Analysis: The moulds had been removed under statutory challans in compliance with the prescribed job work procedure. Goods cleared under such documents could not be treated as clandestinely removed goods. Once the very foundation of clandestine removal failed, confiscation could not be sustained.
Conclusion: The confiscation of the moulds was set aside in favour of the assessee.
Issue (iii): Whether the unaccounted finished goods found in the factory were liable to confiscation and whether the redemption fine required reduction.
Analysis: The finished goods were fully manufactured but not entered in the statutory records, which attracted confiscation irrespective of mens rea. However, the redemption fine imposed was considered excessive on the facts and was reduced to a nominal amount.
Conclusion: The confiscation was upheld, but the redemption fine was reduced in favour of the assessee.
Issue (iv): Whether the penalties on the firm and its partner were sustainable.
Analysis: The penalty relating to the moulds could not survive once the duty demand on that count was set aside. For the remaining contraventions, the Tribunal held that the stringent penalty provision under Section 11AC was not attracted in the facts and instead reduced the firm's penalty under Rule 173Q(i).

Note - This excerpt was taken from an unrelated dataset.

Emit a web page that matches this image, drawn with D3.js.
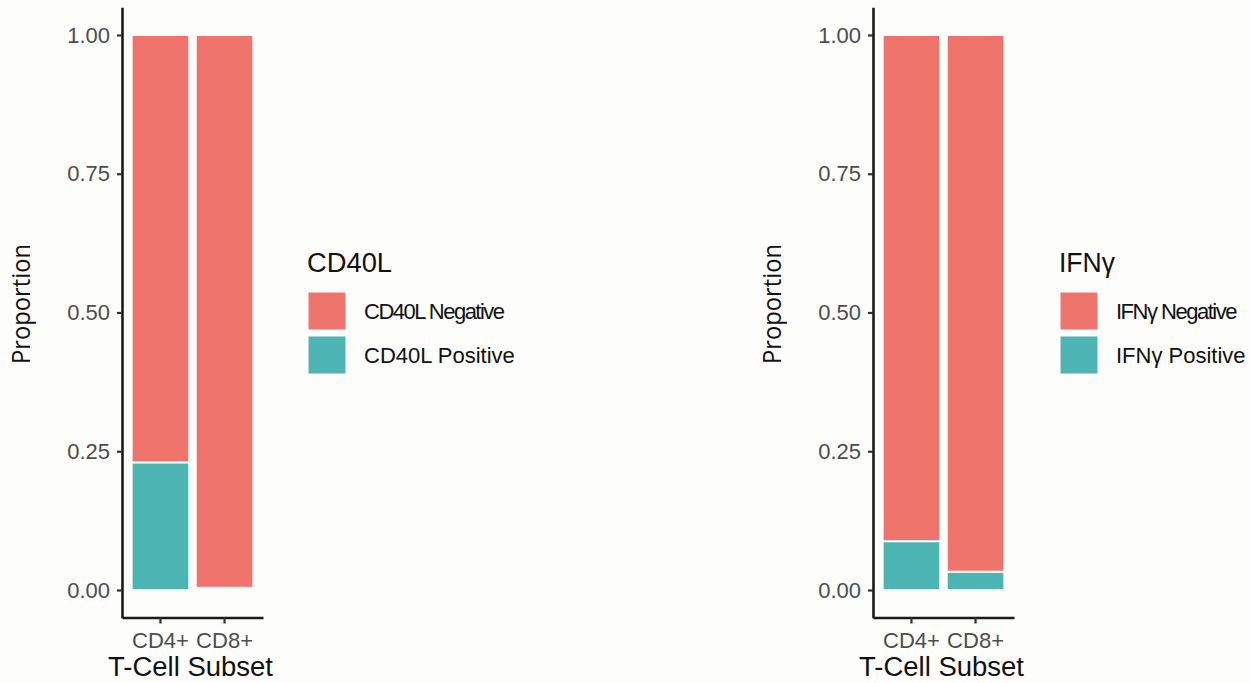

The separate penalty on the partner was also unsustainable in view of the governing legal position on partner liability.
Conclusion: The penalty on the firm was substantially reduced and the penalty on the partner was set aside, in favour of the assessee.
Final Conclusion: The duty demand on the moulds and the related confiscation and penalty were set aside, the confiscation of unaccounted finished goods was sustained, the redemption fine was reduced, and the penalties were otherwise modified to grant substantial relief to the assessee.
Ratio Decidendi: Where job work is undertaken under Notification No. 214/86 and the prescribed undertaking and challan procedure are followed, the duty liability attaches to the undertaking principal and not the job worker; unaccounted finished goods in the factory are nevertheless liable to confiscation even without proof of mens rea, though the redemption fine and penalties may be moderated on the facts.